SET EXERCISE:
Omit all images. Write out the rest of the material exactly.

SUPPLIED MATERIAL:
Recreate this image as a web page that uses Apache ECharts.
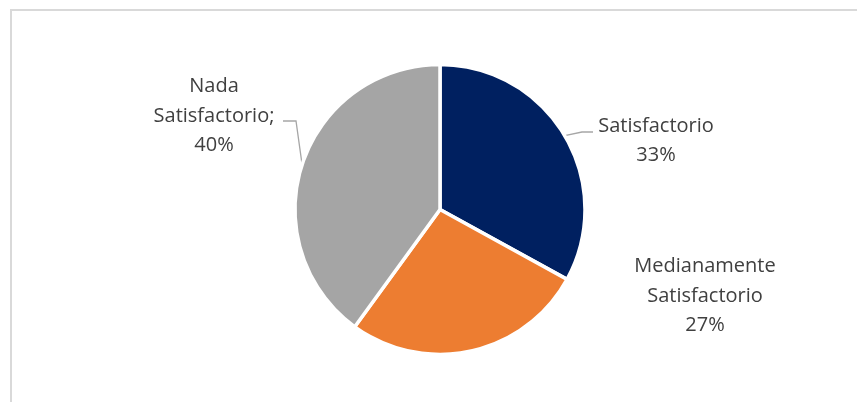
<!DOCTYPE html>
<html>
<head>
<meta charset="utf-8">
<script src="https://cdn.jsdelivr.net/npm/echarts@6/dist/echarts.min.js"></script>
<style>
  html, body { margin: 0; padding: 0; background: #ffffff; }
  #chart { width: 857px; height: 402px; }
</style>
</head>
<body>
<div id="chart"></div>
<script>
// Survey result: level of satisfaction (percent of responses)
const categories = ['Satisfactorio', 'Medianamente Satisfactorio', 'Nada Satisfactorio'];
const labelLines = [['Satisfactorio'], ['Medianamente', 'Satisfactorio'], ['Nada', 'Satisfactorio;']];
const values = [33, 27, 40];
const colors = ['#002060', '#ED7D31', '#A5A5A5'];

// Where each label block is centred, and the bend of its leader line
const labelSpots = [
  { x: 656, y: 141, bend: [[582, 132], [593, 132]] },
  { x: 705, y: 296, bend: null },
  { x: 214, y: 116, bend: [[296, 121], [283, 121]] }
];

const chart = echarts.init(document.getElementById('chart'));

const data = categories.map((name, i) => ({
  name: name,
  value: values[i],
  itemStyle: { color: colors[i] },
  labelLine: { show: labelSpots[i].bend !== null }
}));

chart.setOption({
  animation: false,
  graphic: [{
    type: 'polyline',
    shape: { points: [[11, 402], [11, 10], [857, 10]] },
    style: { stroke: '#d9d9d9', lineWidth: 2, fill: null },
    silent: true
  }],
  series: [{
    type: 'pie',
    center: [440, 209.5],
    radius: 145,
    startAngle: 90,
    clockwise: true,
    itemStyle: { borderColor: '#ffffff', borderWidth: 3.5 },
    label: {
      show: true,
      position: 'outside',
      color: '#404040',
      fontFamily: 'Open Sans',
      fontSize: 20,
      lineHeight: 29.5,
      align: 'center',
      formatter: p => labelLines[p.dataIndex].concat([p.value + '%']).join('\n')
    },
    labelLine: {
      show: true,
      length: 10,
      length2: 10,
      lineStyle: { color: '#a6a6a6', width: 1.3 }
    },
    labelLayout: params => {
      const s = labelSpots[params.dataIndex];
      const out = { x: s.x, y: s.y, align: 'center', verticalAlign: 'middle' };
      if (s.bend && params.labelLinePoints) {
        out.labelLinePoints = [params.labelLinePoints[0], s.bend[0], s.bend[1]];
      }
      return out;
    },
    data: data
  }]
});
</script>
</body>
</html>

IN RESPONSE:
Recreate this image as a web page that uses Apache ECharts.
<!DOCTYPE html>
<html>
<head>
<meta charset="utf-8">
<script src="https://cdn.jsdelivr.net/npm/echarts@6/dist/echarts.min.js"></script>
<style>
  html, body { margin: 0; padding: 0; background: #ffffff; }
  #chart { width: 857px; height: 402px; }
</style>
</head>
<body>
<div id="chart"></div>
<script>
// Survey result: level of satisfaction (percent of responses)
const categories = ['Satisfactorio', 'Medianamente Satisfactorio', 'Nada Satisfactorio'];
const labelLines = [['Satisfactorio'], ['Medianamente', 'Satisfactorio'], ['Nada', 'Satisfactorio;']];
const values = [33, 27, 40];
const colors = ['#002060', '#ED7D31', '#A5A5A5'];

// Where each label block is centred, and the bend of its leader line
const labelSpots = [
  { x: 656, y: 141, bend: [[582, 132], [593, 132]] },
  { x: 705, y: 296, bend: null },
  { x: 214, y: 116, bend: [[296, 121], [283, 121]] }
];

const chart = echarts.init(document.getElementById('chart'));

const data = categories.map((name, i) => ({
  name: name,
  value: values[i],
  itemStyle: { color: colors[i] },
  labelLine: { show: labelSpots[i].bend !== null }
}));

chart.setOption({
  animation: false,
  graphic: [{
    type: 'polyline',
    shape: { points: [[11, 402], [11, 10], [857, 10]] },
    style: { stroke: '#d9d9d9', lineWidth: 2, fill: null },
    silent: true
  }],
  series: [{
    type: 'pie',
    center: [440, 209.5],
    radius: 145,
    startAngle: 90,
    clockwise: true,
    itemStyle: { borderColor: '#ffffff', borderWidth: 3.5 },
    label: {
      show: true,
      position: 'outside',
      color: '#404040',
      fontFamily: 'Open Sans',
      fontSize: 20,
      lineHeight: 29.5,
      align: 'center',
      formatter: p => labelLines[p.dataIndex].concat([p.value + '%']).join('\n')
    },
    labelLine: {
      show: true,
      length: 10,
      length2: 10,
      lineStyle: { color: '#a6a6a6', width: 1.3 }
    },
    labelLayout: params => {
      const s = labelSpots[params.dataIndex];
      const out = { x: s.x, y: s.y, align: 'center', verticalAlign: 'middle' };
      if (s.bend && params.labelLinePoints) {
        out.labelLinePoints = [params.labelLinePoints[0], s.bend[0], s.bend[1]];
      }
      return out;
    },
    data: data
  }]
});
</script>
</body>
</html>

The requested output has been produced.